Just curious (even after reading all benefits of pdf publishing), will it be a good idea to do an iBook too? The demographics of ipad owners are not too small too and might be a good place to do. I played with iBook author a little and seems interesting due to its ability to add interactive elements.
While others point out the contents, may I add suggestions on style?
After reading the articles it seems to me that short magazine style layout might suit. Here is one template we can probably use:
Thanks for all the comments. I really need to work on the format, maybe hire someone since I don't have much time available (otherwise I would have used TEX rather than Word as word processor), also to proofread, optimize navigation, add structure to the book, an index etc.

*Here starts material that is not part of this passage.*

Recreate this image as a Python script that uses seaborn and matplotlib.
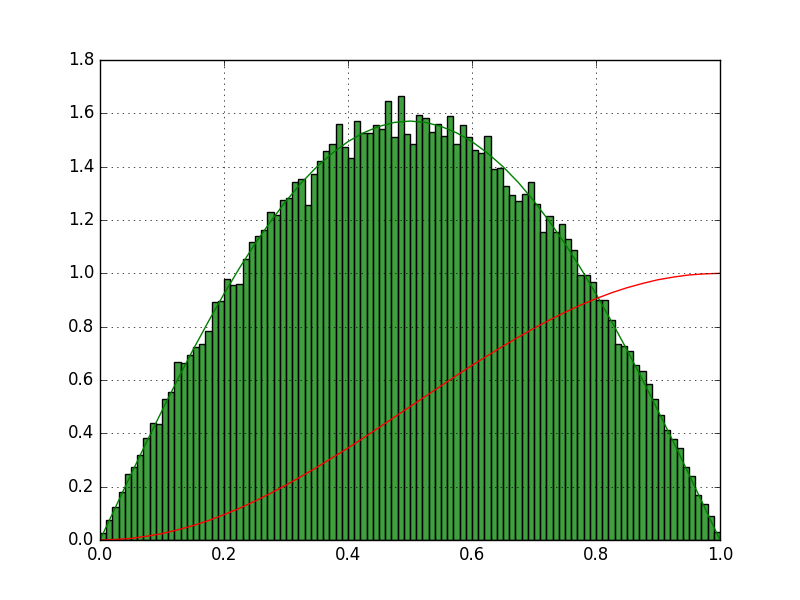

The nice thing with PDF is that it has clickable links to the actual discussions, so you can access the most up-to-date versions of the discussions on AB, with all the fresh comments. But PDF takes lots of bandwidth and storage. Also the page size is too large. But it looks very nice when printed :-)
Excellent reference and thank you for making it available. My company is caught right at Part II Section 6. We are a very creative software company that are focused on analytics of big data in real time, however we lack the analytic know how. We think our technology is interesting based on discussions we have had by offering true real-time (getting answers as they happen) but turing technology into a product and understanding what is important as a product is very difficult. You work here has really inspired me and has helped me quite a bit.
I love the ebook, and I want to make an addition to item A7 -- "Why and how to build a data dictionary for big datasets".
I believe that you have described a data profiler and not a data dictionary. That being said, I delivered a paper on my SAS dataset profiler at the inaugural conference for IFSUG. The profiler produces a complete and accurate profile with only two passes of the dataset. Every value of every "reportable" column is listed and summarized with statistics for all other columns in the dataset. You have to see it to really understand what it does, and luckily, I created a visual poster to show the reports and how to use them to analyze any dataset.
The IFSUG presentation is here: http://www.ifsug.org/2012-proceedings
Paper, poster, and SAS code are available.
I will also present this paper at SESUG 2012 in Durham, NC -- near the mothership for SAS Institute.
I have only skimmed through it yet but it's a great job. Thanks a lot.